Tarde Fria era bastante carismático. Risonho, muito risonho o Tarde Fria. Sapateiro na margem direita do Ipanema gozava de um prestígio ímpar. Adorava cantar. O canto para ele parecia preencher todas as lacunas de um homem boêmio e pobre. Às vezes parecia ridículo ao usar palavra longe do sentido. Outras vezes agia como se tivesse faltando um parafuso naquela cabeça briosa. Quando andava pelas ruas não lhe faltava chamado; ou pela brincadeira ou pela popularidade, só se ouviam os gritos de “Tarde Fria”! “Tudo bom, Tarde Fria?” E o sapateiro cantor, paletó curtinho, riso na boca e balanço no corpo, parecia feito de mola no caminhado e no cumprimento aos fãs.

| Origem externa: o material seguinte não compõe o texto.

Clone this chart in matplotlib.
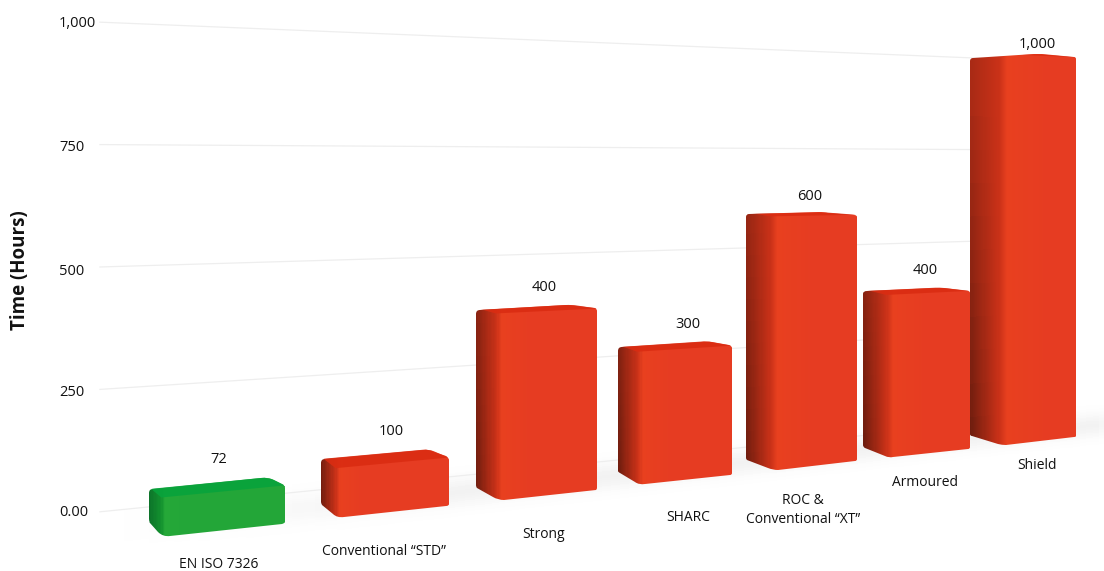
import numpy as np
import matplotlib
matplotlib.use('Agg')
import matplotlib.pyplot as plt
import matplotlib.colors as mcolors
import matplotlib.transforms as mtransforms
from matplotlib.path import Path
from matplotlib.patches import PathPatch

plt.rcParams['font.family'] = ['Open Sans', 'DejaVu Sans']

# data
categories = ['EN ISO 7326', 'Conventional “STD”', 'Strong', 'SHARC',
              'ROC &\nConventional “XT”', 'Armoured', 'Shield']
value_labels = ['72', '100', '400', '300', '600', '400', '1,000']
tick_values = [0, 250, 500, 750, 1000]
tick_labels = ['0.00', '250', '500', '750', '1,000']
# the drawn tops do not follow the printed values exactly, so read them off the grid
top_back = [38, 67, 378, 272, 586, 378, 1018]
top_front = [17, 44, 366, 257, 578, 365, 1014]
top_left = [37, 67, 376, 271, 585, 378, 1000]

# bar shape, in category units
half_width = [0.385, 0.40, 0.42, 0.43, 0.46, 0.48, 0.515]
side_width = [0.07, 0.09, 0.133, 0.14, 0.20, 0.20, 0.27]
base_front = -65
base_left = -30

# label offsets in pixels
tick_dy = [-1, -3, -5, -3, -1]
value_dx = [1, 5, 6, 12, 8, 7, 13]
value_dy = [23, 22, 19, 19, 16, 18, 9]
cat_dx = [1, -2, 6, 12, 1, 7, 13]
cat_dy = [34, 39, 39, 37, 43, 28, 23]

RED = dict(front='#e63c22', glow='#e8401f', side='#c93118', dark_low='#6b1c0e', dark_high='#a82a15', cap='#da2c12')
GREEN = dict(front='#23a638', glow='#25a838', side='#13922f', dark_low='#0c7029', dark_high='#0f8a30', cap='#08a33c')
bar_styles = [GREEN, RED, RED, RED, RED, RED, RED]


class Perspective(mtransforms.Transform):
    # (category, value) -> pixel
    input_dims = 2
    output_dims = 2
    is_separable = False
    has_inverse = False
    H = np.array([[188.3, 0, 218], [8.67, -0.473, 500], [0.0527, 0, 1]])

    def transform_non_affine(self, values):
        values = np.asarray(values, dtype=float)
        pts = np.column_stack([values, np.ones(len(values))]) @ self.H.T
        return pts[:, :2] / pts[:, 2:]


def rounded_path(points, radii):
    # closed polygon with curved corners, radii in rough pixels
    points = np.array(points, dtype=float)
    scale = np.array([150, 0.473])
    n = len(points)
    verts, codes = [], []
    for i in range(n):
        prev_p, p, next_p = points[i - 1], points[i], points[(i + 1) % n]
        a = p + (prev_p - p) * min(0.45, radii[i] / np.hypot(*((prev_p - p) * scale)))
        b = p + (next_p - p) * min(0.45, radii[i] / np.hypot(*((next_p - p) * scale)))
        verts += [a, p, b]
        codes += [Path.LINETO, Path.CURVE3, Path.CURVE3]
    codes[0] = Path.MOVETO
    verts.append(verts[0])
    codes.append(Path.CLOSEPOLY)
    return Path(np.array(verts), codes)


def rgb(name):
    return np.array(mcolors.to_rgb(name))


fig = plt.figure(figsize=(11.04, 5.71), dpi=100)
ax = fig.add_axes([0, 0, 1, 1])
ax.set_xlim(0, 1104)
ax.set_ylim(571, 0)
ax.axis('off')
persp = Perspective() + ax.transData

# soft floor shadow, fading out towards both ends
shadow_v = np.linspace(-125, 45, 41)
shadow_u = np.linspace(-0.65, 7.3, 60)
v_mid = (shadow_v[:-1] + shadow_v[1:]) / 2
u_mid = (shadow_u[:-1] + shadow_u[1:]) / 2
profile = 0.05 * np.exp(-((v_mid + 35) / 32) ** 2)
fade = np.clip((u_mid + 0.65) / 2.0, 0, 1) * np.clip((7.3 - u_mid) / 0.6, 0, 1)
shadow = 1 - np.outer(profile, fade)
ax.pcolormesh(shadow_u, shadow_v, np.dstack([shadow] * 3), transform=persp, zorder=1)

# grid lines
for k, t in enumerate(tick_values):
    ax.plot([-0.645, 5.6], [t, t], color='#eeeeee', lw=0.9, transform=persp, zorder=2)
    ax.annotate(tick_labels[k], xy=(-0.645, t), xycoords=persp,
                xytext=(-41, tick_dy[k]), textcoords='offset pixels', ha='left', va='center',
                fontsize=10.5, color='#111111')

# bars
for i in range(len(categories)):
    st = bar_styles[i]
    ul, ur = i - half_width[i], i + half_width[i]
    side = side_width[i]
    back, front, left = top_back[i], top_front[i], top_left[i]
    z = 10 + i

    outline = rounded_path([(ul, base_left), (ul, left), (ur - side * 1.4, back), (ur, front),
                            (ur, base_front), (ul + side * 1.1, base_front)],
                           [2, 4, 6, 3, 2, 6])
    clip = PathPatch(outline, transform=persp, facecolor='none', edgecolor='none', zorder=z)
    ax.add_patch(clip)

    # left side fades into the front face
    us = np.linspace(ul, ur, 101)
    vs = np.linspace(base_front - 5, back + 5, 13)
    um = (us[:-1] + us[1:]) / 2
    vm = (vs[:-1] + vs[1:]) / 2
    colors = np.zeros((len(vm), len(um), 3))
    for r, v in enumerate(vm):
        lift = np.clip((v - base_front) / 950, 0, 1)
        dark = rgb(st['dark_low']) * (1 - lift) + rgb(st['dark_high']) * lift
        for c, u in enumerate(um):
            t = (u - ul) / side
            if t < 1:
                col = dark + (rgb(st['side']) - dark) * t
            elif t < 1.3:
                col = rgb(st['side']) + (rgb(st['glow']) - rgb(st['side'])) * (t - 1) / 0.3
            else:
                col = rgb(st['glow']) + (rgb(st['front']) - rgb(st['glow'])) * min(1, (t - 1.3) / 1.5)
            colors[r, c] = col
    mesh = ax.pcolormesh(us, vs, colors, transform=persp, zorder=z)
    mesh.set_clip_path(clip)

    # top face
    cap = PathPatch(Path([(ul, left + 5), (ur - side * 1.4, back + 5), (ur + 0.02, front),
                          (ul + side, front), (ul, left + 5)]),
                    transform=persp, facecolor=st['cap'], edgecolor='none', alpha=0.9, zorder=z + 0.1)
    ax.add_patch(cap)
    cap.set_clip_path(clip)

    ax.annotate(value_labels[i], xy=(i, back), xycoords=persp, xytext=(value_dx[i], value_dy[i]),
                textcoords='offset pixels', ha='center', va='center', fontsize=10.5,
                color='#111111', zorder=30)
    ax.annotate(categories[i], xy=(i, base_front), xycoords=persp, xytext=(cat_dx[i], -cat_dy[i]),
                textcoords='offset pixels', ha='center', va='center', fontsize=10,
                linespacing=1.45, color='#111111', zorder=30)

ax.text(20, 270, 'Time (Hours)', rotation=90, ha='center', va='center',
        fontsize=13.5, fontweight='bold', color='#111111')

fig.savefig('out.png', dpi=100)
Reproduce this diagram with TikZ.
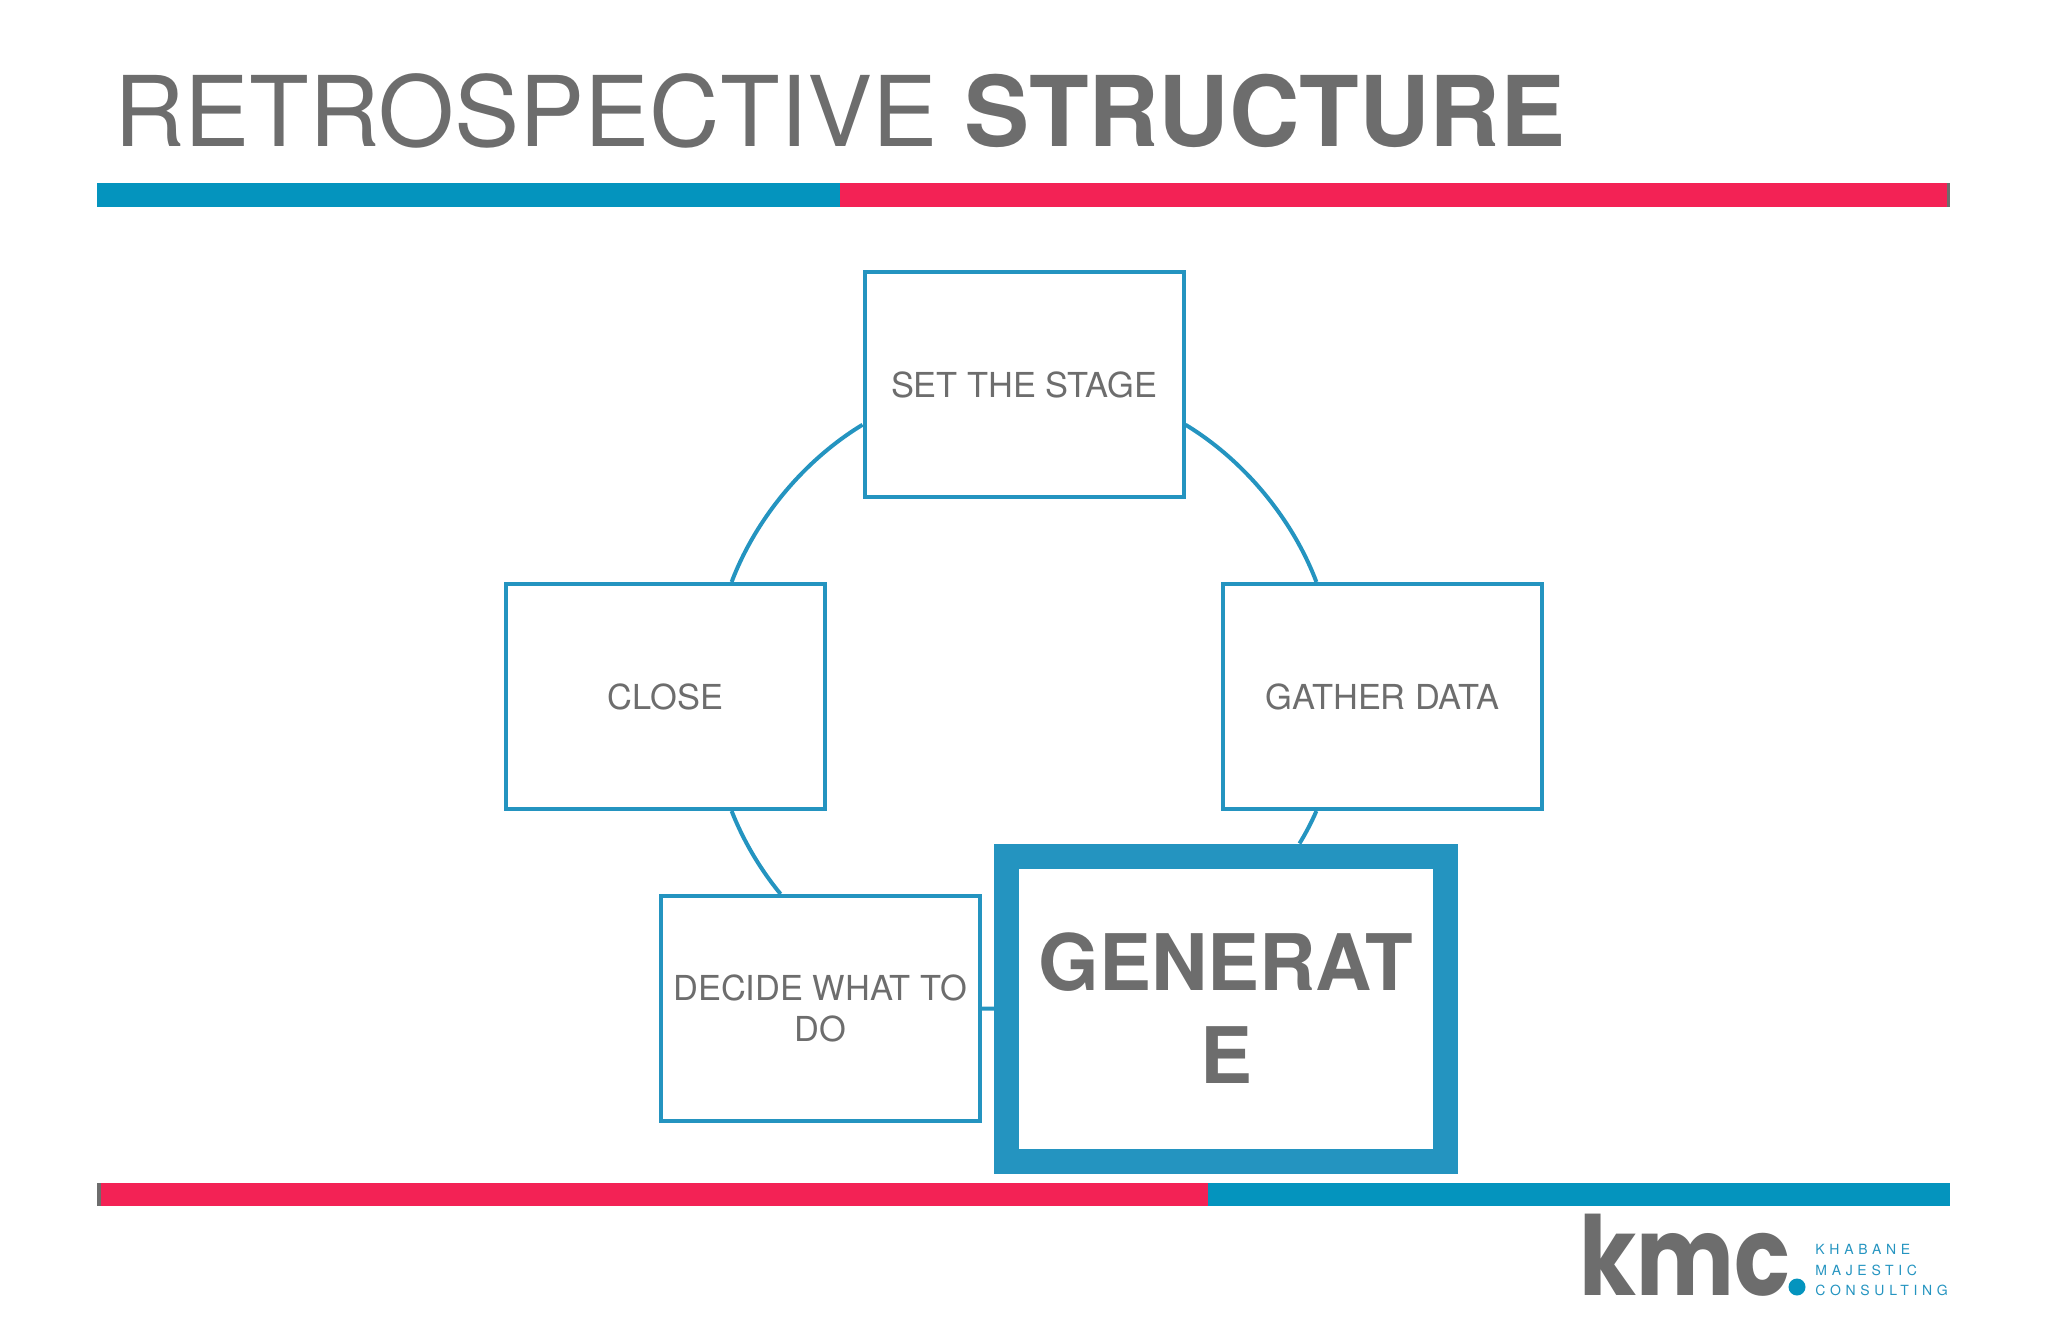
\documentclass[tikz,border=0pt]{standalone}
\usepackage{fontspec}
\setmainfont{TeX Gyre Heros}
\newfontfamily\logofont{Poppins}
\usepackage{graphicx}
\usepackage{tikz}
\definecolor{kmcgrey}{HTML}{6D6D6D}
\definecolor{kmcline}{HTML}{2494C0}
\definecolor{kmcblue}{HTML}{0494BE}
\definecolor{kmcred}{HTML}{F32255}
\tikzset{
	stagebox/.style={shape=rectangle,draw=kmcline,fill=white,line width=2pt,inner sep=0pt,minimum width=159.5pt,minimum height=112.5pt,align=center,text=kmcgrey,font=\fontsize{17.2}{20.8}\selectfont},
	activebox/.style={shape=rectangle,draw=kmcline,fill=white,line width=12.5pt,inner sep=0pt,minimum width=219.5pt,minimum height=152.5pt,align=center,text=kmcgrey,font=\fontsize{39}{46.5}\selectfont\bfseries},
	link/.style={draw=kmcline,line width=2pt,looseness=0.85},
	tagline/.style={anchor=base west,inner sep=0pt,text=kmcline,font=\fontsize{7}{8}\selectfont\addfontfeatures{LetterSpace=33.5}}
}

\begin{document}
\begin{tikzpicture}[x=0.5pt,y=-0.5pt]
	\useasboundingbox (0,0) rectangle (2048,1316);
	
	\node[anchor=base west,inner sep=0pt,text=kmcgrey,font=\fontsize{48.8}{56}\selectfont] (title) at (114,147) {RETROSPECTIVE \textbf{STRUCTURE}};
	
	\fill[kmcgrey] (97,183) rectangle (1950,207);
	\fill[kmcblue] (97,183) rectangle (840,207);
	\fill[kmcred] (840,183) rectangle (1947,207);
	\fill[kmcgrey] (97,1183) rectangle (1950,1206);
	\fill[kmcred] (101,1183) rectangle (1208,1206);
	\fill[kmcblue] (1208,1183) rectangle (1950,1206);
	
	\node[stagebox] (setstage) at (1024,384.5)   {SET THE STAGE};
	\node[stagebox] (gather) at (1382.5,696.5)   {GATHER DATA};
	\node[stagebox] (close) at (665.5,696.5)     {CLOSE};
	\node[stagebox] (decide) at (820,1008.5)     {DECIDE WHAT TO\\DO};
	\node[activebox] (generate) at (1226,1008.5) {GENERAT\\E};
	
	\path[link] (setstage.-14) edge[bend left=19] (gather.120);
	\path[link] (gather.-120) edge[bend left=4] (generate.66);
	\path[link] (generate.west) edge[bend left=1] (decide.east);
	\path[link] (decide.109) edge[bend left=9] (close.-60);
	\path[link] (close.60) edge[bend left=19] (setstage.194);
	
	\node[anchor=base west,inner sep=0pt,text=kmcgrey,font=\logofont\bfseries] (kmc) at (1579,1295) {\scalebox{0.84}[1]{\fontsize{55}{60}\selectfont kmc}};
	\fill[kmcblue] (1797,1287) circle (8.5);
	\node[tagline] (khabane) at (1815,1254) {KHABANE};
	\node[tagline] (majestic) at (1815,1275) {MAJESTIC};
	\node[tagline] (consulting) at (1815,1295) {CONSULTING};
	
\end{tikzpicture}
\end{document}
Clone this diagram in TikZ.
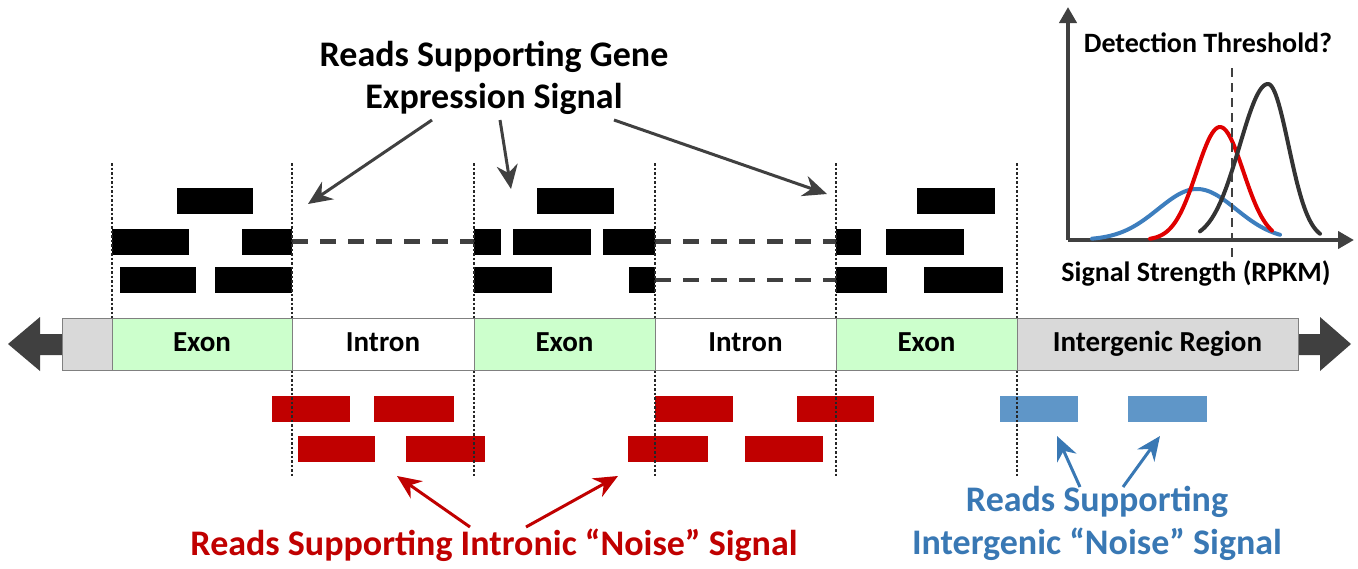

Em Santana do Ipanema, Alagoas, os sapateiros sempre se deram bem com a bola. Nos fins de tarde de todos os dias o futebol corria solto pelas areias grossas do rio seco. Cidade repleta de sapatarias, areias lotadas de jogadores. Foi aí que teve início uma proliferação de times de futebol que não acabava mais. A área rural do Município também entrou na bondade futebolística, gerando agradável lazer aos matutos nas tardes domingueiras. Os anos cinquenta faziam a festa! E tudo isso era incentivo dos jogos do Rio de Janeiro transmitidos pelo rádio ou pelo desempenho do Ipanema Atlético Club que fazia fila nas surras aos adversários. Contratos e mais contratos começaram a surgir entre times da cidade e dos sítios. As pequenas torcidas de bairros aproveitavam a folia sobre caminhões alugados e só retornavam à noite quando saiam as resenhas das rodadas. Quando faltava juiz, qualquer um servia e lá se ia qualquer um.

Quando o São Pedro, time da Rua Antonio Tavares, também formado pelo sapateiro e feirante Zé Limeira, resolveu sair, causou entusiasmo. Iria jogar em lugar do sítio chamado Dorinha (Ô) Pinto. (Até hoje nunca descobri onde fica). Ora, adivinhe, meu caro amigo, quem foi o escolhido para juiz! Sim senhor, ele mesmo, o Tarde Fria.

Uma vez em Dorinha Pinto, o sapateiro boêmio reuniu os dois capitães e ministrou umas advertências com palavras tão belas que ninguém nada entendeu. E já na hora de apitar o início, disse: Tudo aqui tem que ser pela fonética. E só então o jogo começou.

O tempo vai passando e as regras da vida parecem confusas. Pai mata filho, padres estupram, juízes roubam, pessoas mudam de sexo e a chuva sobe. Não seria justo dizer que o passado foi melhor e nem que o presente é maravilha. Mas que está faltando muito coisa está. Um remendo nessas alturas do mundo seria mesmo impossível. Mas, quem sabe se as regras da convivência fossem realmente apreciadas e cumpridas não fariam um planeta melhor? Enquanto isso não acontece, aumenta a miséria, o ódio e o poder bélico das nações. Ah mundo velho desmantelado! Como tudo parecia tão simples como as instruções do boêmio Tarde Fria: Hoje aqui, meus amigos, tem que ser na base da fonética.